What else? Seen some plays, some movies (cultural highlight: Snakes on a Plane. Shudder), some old friends......Had an amazing time out with old George Brown pal Jacqueline Day the other night, who sends her love and hopes to see the gang at Christmas......breakfast tomorrow, I think, with Dean Carter, also from GB, who is now a teacher and married to Luka, with a seventeen-month old daughter, Eliza.

Guess I'm afraid of winter coming. And a long gig coming to an eventual end, leaving me high and dry again, waiting for the phone to ring. I had a dream the other night in which I found out that my friends Jeff and Rachel were storing nuts in their house. I broke in while they were out, searching frantically for their hoard so I could steal their nuts and hide them for myself.

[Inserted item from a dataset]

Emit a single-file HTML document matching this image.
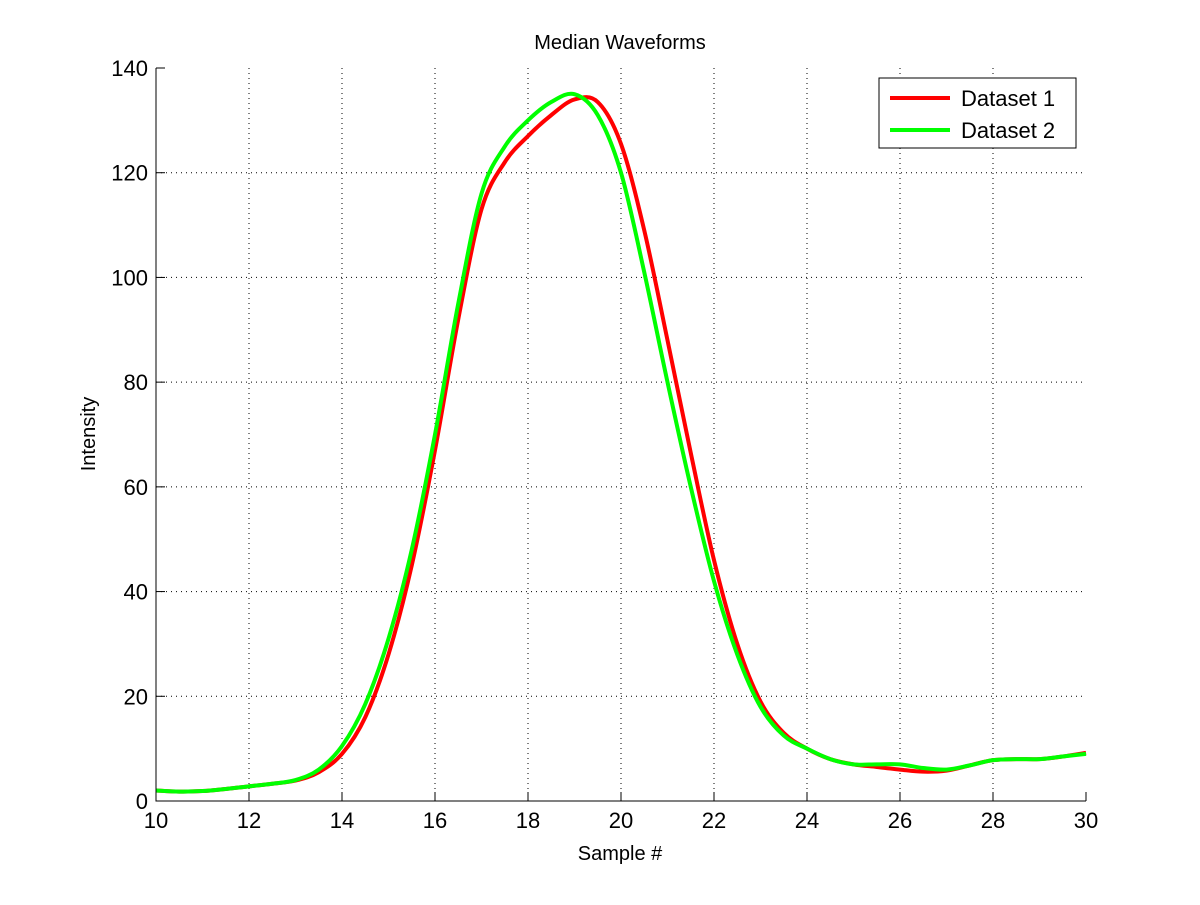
<!DOCTYPE html>
<html><head><meta charset="utf-8"><style>
body{margin:0;background:#fff;}
svg text{font-family:"Liberation Sans",Arial,sans-serif;fill:#000;}
</style></head><body>
<svg id="chart" width="1200" height="900" xmlns="http://www.w3.org/2000/svg">
<rect width="1200" height="900" fill="#fff"/>
<g id="grid"></g>
<g id="series"></g>
<g id="axes"></g>
<text x="620" y="49" font-size="20" text-anchor="middle">Median Waveforms</text>
<text x="620" y="860" font-size="20" text-anchor="middle">Sample #</text>
<text x="95" y="434" font-size="20" text-anchor="middle" transform="rotate(-90 95 434)">Intensity</text>
<g>
<rect x="879" y="78" width="197" height="70" fill="#fff" stroke="#000" stroke-width="1"/>
<line x1="890" y1="98" x2="950" y2="98" stroke="#ff0000" stroke-width="4"/>
<text x="961" y="106" font-size="22">Dataset 1</text>
<line x1="890" y1="130" x2="950" y2="130" stroke="#00ff00" stroke-width="4"/>
<text x="961" y="138" font-size="22">Dataset 2</text>
</g>
</svg>
<script>
const xs=[10,10.5,11,11.5,12,12.5,13,13.5,14,14.5,15,15.5,16,16.5,17,17.5,18,18.5,19,19.5,20,20.5,21,21.5,22,22.5,23,23.5,24,24.5,25,25.5,26,26.5,27,27.5,28,28.5,29,29.5,30];
const dataset1=[2,1.8,1.9,2.3,2.8,3.3,3.9,5.5,9,16,28,45,67,92,113,122,127,131,134,133.5,125.5,109,88,66.5,46,30,19,13,10,8,7,6.5,6,5.6,5.8,6.8,7.8,8,8,8.5,9.2];
const dataset2=[2,1.8,1.9,2.3,2.8,3.3,4,6,10.5,18.5,31,48,70,95,116,125,130,133.5,135,131,120,101,80,60,42,28,18,12.5,10,8,7,7,7,6.3,6,6.8,7.8,8,8,8.5,9];
const xTicks=[10,12,14,16,18,20,22,24,26,28,30];
const yTicks=[0,20,40,60,80,100,120,140];
const L=156,R=1086,T=68,B=801;
const sx=v=>L+(v-10)/20*(R-L), sy=v=>B-v/140*(B-T);
const NS="http://www.w3.org/2000/svg";
function mk(t,a,p){const e=document.createElementNS(NS,t);for(const k in a)e.setAttribute(k,a[k]);p.appendChild(e);return e;}
const grid=document.getElementById('grid'),axes=document.getElementById('axes'),ser=document.getElementById('series');
xTicks.forEach(v=>{const x=sx(v);
 if(v>10&&v<30){const g=mk('line',{x1:x,y1:T,x2:x,y2:B,stroke:'#000','stroke-width':1,'stroke-dasharray':'1,4'},grid);
 
 }
 const t1=mk('line',{x1:x,y1:B,x2:x,y2:B-9,stroke:'#000'},axes);
 
 
 const lb=mk('text',{x:x,y:B+27,'font-size':22,'text-anchor':'middle'},axes);lb.textContent=v;
 
 });
yTicks.forEach(v=>{const y=sy(v);
 if(v>0&&v<140){const g=mk('line',{x1:L,y1:y,x2:R,y2:y,stroke:'#000','stroke-width':1,'stroke-dasharray':'1,4'},grid);
 
 }
 const t1=mk('line',{x1:L,y1:y,x2:L+9,y2:y,stroke:'#000'},axes);
 
 
 const lb=mk('text',{x:L-8,y:y+8,'font-size':22,'text-anchor':'end'},axes);lb.textContent=v;
 
 });
const ax=mk('path',{d:`M${L},${T}V${B}H${R}`,fill:'none',stroke:'#000','stroke-width':1},axes);


function pathFor(ys){const p=xs.map((x,i)=>[sx(x),sy(ys[i])]);let d=`M${p[0][0]},${p[0][1]}`;
 for(let i=0;i<p.length-1;i++){const p0=p[Math.max(0,i-1)],p1=p[i],p2=p[i+1],p3=p[Math.min(p.length-1,i+2)];
 d+=` C${p1[0]+(p2[0]-p0[0])/6},${p1[1]+(p2[1]-p0[1])/6} ${p2[0]-(p3[0]-p1[0])/6},${p2[1]-(p3[1]-p1[1])/6} ${p2[0]},${p2[1]}`;}return d;}
const l1=mk('path',{d:pathFor(dataset1),fill:'none',stroke:'#ff0000','stroke-width':4},ser);


const l2=mk('path',{d:pathFor(dataset2),fill:'none',stroke:'#00ff00','stroke-width':4},ser);


</script>
</body></html>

Off on Sunday for my first trip ever to B.C., where I am lucky enough to be able to attend my pals Mike Wasko and Jenny Paterson's nuptials, and jet around Vancouver a little bit. And then back to Toronto to do Of Mice and Men at Canstage like crazy. Two or three nine-show weeks, designed to help Canstage out of financial trouble. If it works out, this will be the second time I've bailed out Canstage, since it's all the money I made them as a telemarketer back in the day that has kept them afloat until now. I was a disturbingly persuasive telemarketer, definitely a dubious distinction. Dread the day I turn my powers to real evil.

Hope you are grand and that I hear from you soon. Now for God's sake, put your pants back on.